Slow Start Is an Understatement for IBAA Program

HONOLULU - The Independent Bankers Association of America's program to help its members sell investment products is looking suspiciously like a flop.

Only 12 of the association's 5,663 members have signed up for the sales program since it was launched a year ago, officials of the trade group said.

Both the IBAA and its mutual fund partner, Massachusetts Financial Services, Boston, remain optimistic, however, that 1995 will be a breakthrough year.

But judging from the sparse attendance at mutual fund workshops during the trade group's national convention here, interest in the program is low. While the exotic locale and good weather could be partly to blame, several bankers said they simply weren't ready to take the plunge.

"We don't want to get involved in selling mutual funds," said J.W. Schnaidt, president of $25 million-asset Menno State Bank in Menno, S.D. "It's just not worth the trouble for the tiny amount we would get from it."

Even some who expressed interest in the program were critical of it.

Thomas Manz, chairman of California's Roseville First National Bank, said he was hesitant to sign up unless he were assured his customers would be satisfied with one company's mutual fund offerings.

"We live in a sophisticated world," Mr. Manz said. "We have these baby boomers that read Forbes and Money and aren't going to be content with just a handful of funds."

But Lisa Jones, an MFS vice president who oversees the program, defended the IBAA's decision to pair with just one company.

"Look, I think one government fund is the same as another," she told a small group of bankers at one of three mutual fund workshops offered during the convention. "We're living in an era where the short list is alive and well, and what we're offering here is complete diversification through one company's funds."

IBAA officials said they know it won't be easy to make the program succeed.

Gary C. Teagno, president of IBAA Community Banking Network, which operates the brokerage effort, said more than 500 banks had inquired about selling investment products. But he added that "even in the best of circumstances it can be a slow process."

And Monique E. Hanis, the IBAA's marketing director, noted that even the association's successful debit card service, launched two years ago, had languished until recently.

The few banks that are using the IBAA program sound enthusiastic. First National Bank of Herminie in Irwin, Pa., joined last May. James R. Lauffer, the $200 million-asset bank's president, and past president of the IBAA, said, "It's taken a long time to build, but we're satisfied with it so far."
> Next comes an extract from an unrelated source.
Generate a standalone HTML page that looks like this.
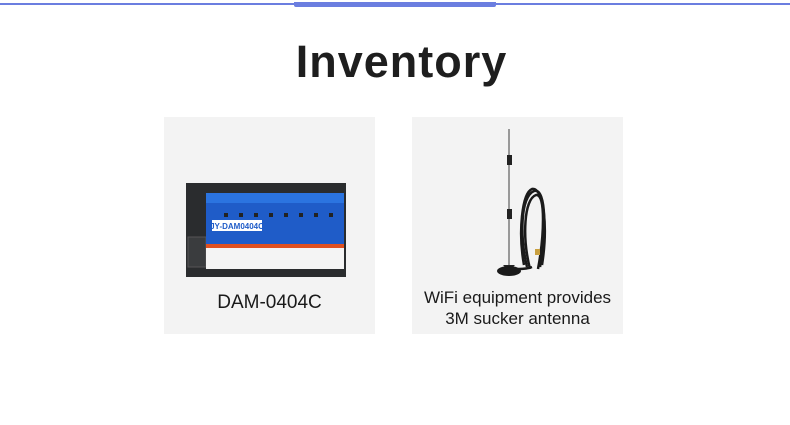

Jeff A. Nunn, president of the $40 million-asset Citizens Bank, said brokerage firms were "burning up the telephone lines calling my customers." The Tucumcari, N.M.-based bank started selling mutual funds through the trade group three weeks ago.

But many bankers seemed to see more obstacles than opportunities.

One big complaint was that IBAA members, with average assets of $45 million to $50 million, are too small to support even a part-time investment representative.

Another concern was regulatory scrutiny.

"We've got enough people poking into our business without having the FDIC or some other regulator come beat us over the head because we're not selling them right," said one banker, who did not want his name used.

Most at the convention were also worried that the timing may not be right. Shaky stock and bond markets have caused some investors to lose principal on their holdings, and bankers fear a backlash if the same were to happen to their customers.

"You have to remember that we've spent our lives telling our customers that, if they put a dollar in, they're going to get at least a dollar back," said R.W. Hawkins, chairman of Southern Commercial Bank, St. Louis.